What the task asks>
Output every entry exactly as written, but omit the pictures.

= = =

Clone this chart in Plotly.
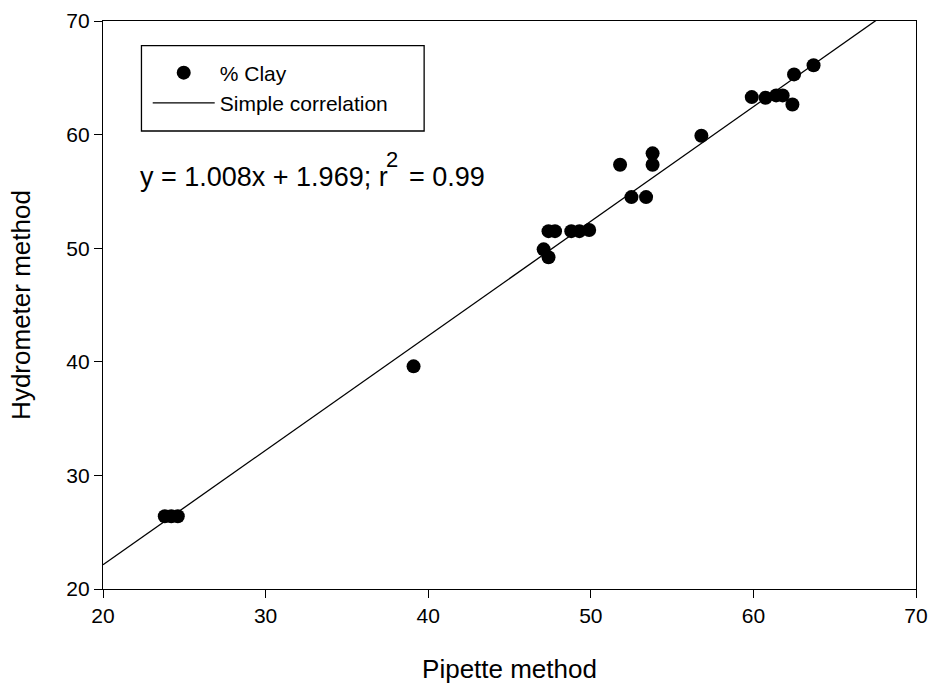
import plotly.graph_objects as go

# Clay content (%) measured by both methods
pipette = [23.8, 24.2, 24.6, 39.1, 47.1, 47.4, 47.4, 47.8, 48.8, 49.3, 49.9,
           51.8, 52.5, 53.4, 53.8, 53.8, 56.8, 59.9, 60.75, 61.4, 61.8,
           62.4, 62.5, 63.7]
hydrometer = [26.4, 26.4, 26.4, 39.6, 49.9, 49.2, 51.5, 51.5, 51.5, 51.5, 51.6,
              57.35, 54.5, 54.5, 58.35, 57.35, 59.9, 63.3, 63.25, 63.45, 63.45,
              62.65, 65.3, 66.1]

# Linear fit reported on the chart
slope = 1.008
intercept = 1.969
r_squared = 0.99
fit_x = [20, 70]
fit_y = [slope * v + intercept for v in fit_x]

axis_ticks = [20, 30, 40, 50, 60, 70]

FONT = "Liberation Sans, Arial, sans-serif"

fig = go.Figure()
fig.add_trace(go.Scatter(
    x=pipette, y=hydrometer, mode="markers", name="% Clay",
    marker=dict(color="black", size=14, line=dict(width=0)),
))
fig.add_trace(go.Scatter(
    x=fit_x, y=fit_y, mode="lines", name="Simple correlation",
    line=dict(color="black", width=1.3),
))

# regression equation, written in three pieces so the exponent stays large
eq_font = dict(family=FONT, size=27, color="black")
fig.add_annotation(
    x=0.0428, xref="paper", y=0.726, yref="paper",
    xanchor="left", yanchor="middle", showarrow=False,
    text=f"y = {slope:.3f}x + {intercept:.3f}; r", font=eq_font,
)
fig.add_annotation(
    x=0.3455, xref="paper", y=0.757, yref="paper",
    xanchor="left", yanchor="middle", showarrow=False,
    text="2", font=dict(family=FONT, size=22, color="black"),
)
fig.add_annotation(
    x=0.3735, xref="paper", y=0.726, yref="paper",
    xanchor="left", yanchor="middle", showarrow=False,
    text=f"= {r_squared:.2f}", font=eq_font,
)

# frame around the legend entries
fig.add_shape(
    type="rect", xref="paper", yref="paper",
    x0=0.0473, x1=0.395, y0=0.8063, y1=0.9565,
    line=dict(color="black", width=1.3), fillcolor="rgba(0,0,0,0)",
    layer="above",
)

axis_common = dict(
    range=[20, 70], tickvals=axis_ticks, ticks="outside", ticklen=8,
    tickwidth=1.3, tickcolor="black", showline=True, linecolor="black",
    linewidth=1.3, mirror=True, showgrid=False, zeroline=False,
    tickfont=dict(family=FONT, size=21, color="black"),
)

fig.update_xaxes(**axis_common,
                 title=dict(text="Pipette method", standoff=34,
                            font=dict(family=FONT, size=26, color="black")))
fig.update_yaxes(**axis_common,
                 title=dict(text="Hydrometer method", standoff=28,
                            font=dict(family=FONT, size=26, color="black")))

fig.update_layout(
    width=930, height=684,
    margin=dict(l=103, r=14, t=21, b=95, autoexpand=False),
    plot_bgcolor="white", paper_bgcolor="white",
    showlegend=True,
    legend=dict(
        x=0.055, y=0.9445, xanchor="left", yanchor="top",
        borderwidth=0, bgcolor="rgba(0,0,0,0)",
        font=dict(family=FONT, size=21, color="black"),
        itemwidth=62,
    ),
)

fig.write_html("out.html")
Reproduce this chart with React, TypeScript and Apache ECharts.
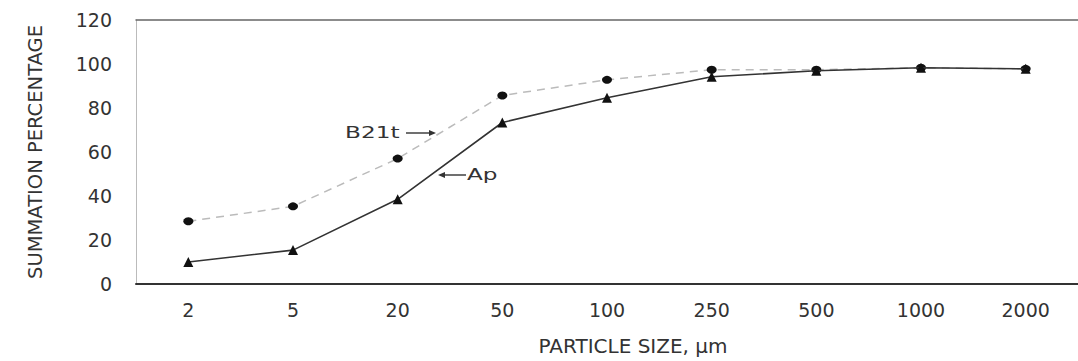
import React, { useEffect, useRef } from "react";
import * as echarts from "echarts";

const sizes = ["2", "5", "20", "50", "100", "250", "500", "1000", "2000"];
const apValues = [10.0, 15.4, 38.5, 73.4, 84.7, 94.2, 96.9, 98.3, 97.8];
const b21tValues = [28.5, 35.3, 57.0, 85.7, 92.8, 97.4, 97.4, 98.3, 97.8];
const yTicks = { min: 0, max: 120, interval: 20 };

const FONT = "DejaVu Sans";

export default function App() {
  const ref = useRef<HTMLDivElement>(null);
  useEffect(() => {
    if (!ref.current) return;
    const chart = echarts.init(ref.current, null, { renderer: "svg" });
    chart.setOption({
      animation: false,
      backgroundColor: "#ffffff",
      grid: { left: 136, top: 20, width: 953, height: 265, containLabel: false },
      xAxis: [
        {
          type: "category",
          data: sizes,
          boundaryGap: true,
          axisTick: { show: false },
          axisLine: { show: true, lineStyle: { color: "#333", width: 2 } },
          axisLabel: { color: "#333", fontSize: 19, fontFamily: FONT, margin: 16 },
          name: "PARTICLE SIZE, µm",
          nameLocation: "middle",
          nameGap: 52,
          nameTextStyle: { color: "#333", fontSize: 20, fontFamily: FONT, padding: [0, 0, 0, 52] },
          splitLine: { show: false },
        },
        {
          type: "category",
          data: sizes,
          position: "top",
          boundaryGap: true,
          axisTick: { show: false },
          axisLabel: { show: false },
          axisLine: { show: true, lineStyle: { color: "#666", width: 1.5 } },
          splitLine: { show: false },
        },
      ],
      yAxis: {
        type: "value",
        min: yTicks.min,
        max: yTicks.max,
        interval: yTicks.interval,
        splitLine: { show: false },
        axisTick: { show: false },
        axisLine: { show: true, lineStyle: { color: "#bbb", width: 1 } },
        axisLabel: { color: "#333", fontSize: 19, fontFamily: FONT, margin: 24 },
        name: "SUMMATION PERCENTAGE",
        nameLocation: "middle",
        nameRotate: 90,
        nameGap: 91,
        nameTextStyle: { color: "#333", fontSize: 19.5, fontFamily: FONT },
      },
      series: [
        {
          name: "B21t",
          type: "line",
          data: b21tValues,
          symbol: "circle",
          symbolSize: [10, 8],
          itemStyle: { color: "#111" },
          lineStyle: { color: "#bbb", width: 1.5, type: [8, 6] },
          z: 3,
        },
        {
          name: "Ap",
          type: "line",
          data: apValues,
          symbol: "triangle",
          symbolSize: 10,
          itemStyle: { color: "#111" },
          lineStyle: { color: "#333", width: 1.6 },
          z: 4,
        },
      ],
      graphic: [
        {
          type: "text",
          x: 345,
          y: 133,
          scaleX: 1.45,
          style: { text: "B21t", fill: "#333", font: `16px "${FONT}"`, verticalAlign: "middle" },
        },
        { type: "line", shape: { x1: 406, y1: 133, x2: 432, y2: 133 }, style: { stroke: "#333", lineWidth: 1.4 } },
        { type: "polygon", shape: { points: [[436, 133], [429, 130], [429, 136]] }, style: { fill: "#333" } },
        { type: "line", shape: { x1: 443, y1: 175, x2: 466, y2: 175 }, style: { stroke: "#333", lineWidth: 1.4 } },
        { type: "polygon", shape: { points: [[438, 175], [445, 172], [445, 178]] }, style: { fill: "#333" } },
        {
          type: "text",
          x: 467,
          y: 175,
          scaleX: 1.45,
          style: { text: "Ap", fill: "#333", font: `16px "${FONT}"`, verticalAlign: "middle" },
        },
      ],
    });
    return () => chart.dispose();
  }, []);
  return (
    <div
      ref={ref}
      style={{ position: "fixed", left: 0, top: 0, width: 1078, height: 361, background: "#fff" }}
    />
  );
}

= = =

Expected answer>
Clone this chart in Plotly.
import plotly.graph_objects as go

# Clay content (%) measured by both methods
pipette = [23.8, 24.2, 24.6, 39.1, 47.1, 47.4, 47.4, 47.8, 48.8, 49.3, 49.9,
           51.8, 52.5, 53.4, 53.8, 53.8, 56.8, 59.9, 60.75, 61.4, 61.8,
           62.4, 62.5, 63.7]
hydrometer = [26.4, 26.4, 26.4, 39.6, 49.9, 49.2, 51.5, 51.5, 51.5, 51.5, 51.6,
              57.35, 54.5, 54.5, 58.35, 57.35, 59.9, 63.3, 63.25, 63.45, 63.45,
              62.65, 65.3, 66.1]

# Linear fit reported on the chart
slope = 1.008
intercept = 1.969
r_squared = 0.99
fit_x = [20, 70]
fit_y = [slope * v + intercept for v in fit_x]

axis_ticks = [20, 30, 40, 50, 60, 70]

FONT = "Liberation Sans, Arial, sans-serif"

fig = go.Figure()
fig.add_trace(go.Scatter(
    x=pipette, y=hydrometer, mode="markers", name="% Clay",
    marker=dict(color="black", size=14, line=dict(width=0)),
))
fig.add_trace(go.Scatter(
    x=fit_x, y=fit_y, mode="lines", name="Simple correlation",
    line=dict(color="black", width=1.3),
))

# regression equation, written in three pieces so the exponent stays large
eq_font = dict(family=FONT, size=27, color="black")
fig.add_annotation(
    x=0.0428, xref="paper", y=0.726, yref="paper",
    xanchor="left", yanchor="middle", showarrow=False,
    text=f"y = {slope:.3f}x + {intercept:.3f}; r", font=eq_font,
)
fig.add_annotation(
    x=0.3455, xref="paper", y=0.757, yref="paper",
    xanchor="left", yanchor="middle", showarrow=False,
    text="2", font=dict(family=FONT, size=22, color="black"),
)
fig.add_annotation(
    x=0.3735, xref="paper", y=0.726, yref="paper",
    xanchor="left", yanchor="middle", showarrow=False,
    text=f"= {r_squared:.2f}", font=eq_font,
)

# frame around the legend entries
fig.add_shape(
    type="rect", xref="paper", yref="paper",
    x0=0.0473, x1=0.395, y0=0.8063, y1=0.9565,
    line=dict(color="black", width=1.3), fillcolor="rgba(0,0,0,0)",
    layer="above",
)

axis_common = dict(
    range=[20, 70], tickvals=axis_ticks, ticks="outside", ticklen=8,
    tickwidth=1.3, tickcolor="black", showline=True, linecolor="black",
    linewidth=1.3, mirror=True, showgrid=False, zeroline=False,
    tickfont=dict(family=FONT, size=21, color="black"),
)

fig.update_xaxes(**axis_common,
                 title=dict(text="Pipette method", standoff=34,
                            font=dict(family=FONT, size=26, color="black")))
fig.update_yaxes(**axis_common,
                 title=dict(text="Hydrometer method", standoff=28,
                            font=dict(family=FONT, size=26, color="black")))

fig.update_layout(
    width=930, height=684,
    margin=dict(l=103, r=14, t=21, b=95, autoexpand=False),
    plot_bgcolor="white", paper_bgcolor="white",
    showlegend=True,
    legend=dict(
        x=0.055, y=0.9445, xanchor="left", yanchor="top",
        borderwidth=0, bgcolor="rgba(0,0,0,0)",
        font=dict(family=FONT, size=21, color="black"),
        itemwidth=62,
    ),
)

fig.write_html("out.html")
Reproduce this chart with React, TypeScript and Apache ECharts.
import React, { useEffect, useRef } from "react";
import * as echarts from "echarts";

const sizes = ["2", "5", "20", "50", "100", "250", "500", "1000", "2000"];
const apValues = [10.0, 15.4, 38.5, 73.4, 84.7, 94.2, 96.9, 98.3, 97.8];
const b21tValues = [28.5, 35.3, 57.0, 85.7, 92.8, 97.4, 97.4, 98.3, 97.8];
const yTicks = { min: 0, max: 120, interval: 20 };

const FONT = "DejaVu Sans";

export default function App() {
  const ref = useRef<HTMLDivElement>(null);
  useEffect(() => {
    if (!ref.current) return;
    const chart = echarts.init(ref.current, null, { renderer: "svg" });
    chart.setOption({
      animation: false,
      backgroundColor: "#ffffff",
      grid: { left: 136, top: 20, width: 953, height: 265, containLabel: false },
      xAxis: [
        {
          type: "category",
          data: sizes,
          boundaryGap: true,
          axisTick: { show: false },
          axisLine: { show: true, lineStyle: { color: "#333", width: 2 } },
          axisLabel: { color: "#333", fontSize: 19, fontFamily: FONT, margin: 16 },
          name: "PARTICLE SIZE, µm",
          nameLocation: "middle",
          nameGap: 52,
          nameTextStyle: { color: "#333", fontSize: 20, fontFamily: FONT, padding: [0, 0, 0, 52] },
          splitLine: { show: false },
        },
        {
          type: "category",
          data: sizes,
          position: "top",
          boundaryGap: true,
          axisTick: { show: false },
          axisLabel: { show: false },
          axisLine: { show: true, lineStyle: { color: "#666", width: 1.5 } },
          splitLine: { show: false },
        },
      ],
      yAxis: {
        type: "value",
        min: yTicks.min,
        max: yTicks.max,
        interval: yTicks.interval,
        splitLine: { show: false },
        axisTick: { show: false },
        axisLine: { show: true, lineStyle: { color: "#bbb", width: 1 } },
        axisLabel: { color: "#333", fontSize: 19, fontFamily: FONT, margin: 24 },
        name: "SUMMATION PERCENTAGE",
        nameLocation: "middle",
        nameRotate: 90,
        nameGap: 91,
        nameTextStyle: { color: "#333", fontSize: 19.5, fontFamily: FONT },
      },
      series: [
        {
          name: "B21t",
          type: "line",
          data: b21tValues,
          symbol: "circle",
          symbolSize: [10, 8],
          itemStyle: { color: "#111" },
          lineStyle: { color: "#bbb", width: 1.5, type: [8, 6] },
          z: 3,
        },
        {
          name: "Ap",
          type: "line",
          data: apValues,
          symbol: "triangle",
          symbolSize: 10,
          itemStyle: { color: "#111" },
          lineStyle: { color: "#333", width: 1.6 },
          z: 4,
        },
      ],
      graphic: [
        {
          type: "text",
          x: 345,
          y: 133,
          scaleX: 1.45,
          style: { text: "B21t", fill: "#333", font: `16px "${FONT}"`, verticalAlign: "middle" },
        },
        { type: "line", shape: { x1: 406, y1: 133, x2: 432, y2: 133 }, style: { stroke: "#333", lineWidth: 1.4 } },
        { type: "polygon", shape: { points: [[436, 133], [429, 130], [429, 136]] }, style: { fill: "#333" } },
        { type: "line", shape: { x1: 443, y1: 175, x2: 466, y2: 175 }, style: { stroke: "#333", lineWidth: 1.4 } },
        { type: "polygon", shape: { points: [[438, 175], [445, 172], [445, 178]] }, style: { fill: "#333" } },
        {
          type: "text",
          x: 467,
          y: 175,
          scaleX: 1.45,
          style: { text: "Ap", fill: "#333", font: `16px "${FONT}"`, verticalAlign: "middle" },
        },
      ],
    });
    return () => chart.dispose();
  }, []);
  return (
    <div
      ref={ref}
      style={{ position: "fixed", left: 0, top: 0, width: 1078, height: 361, background: "#fff" }}
    />
  );
}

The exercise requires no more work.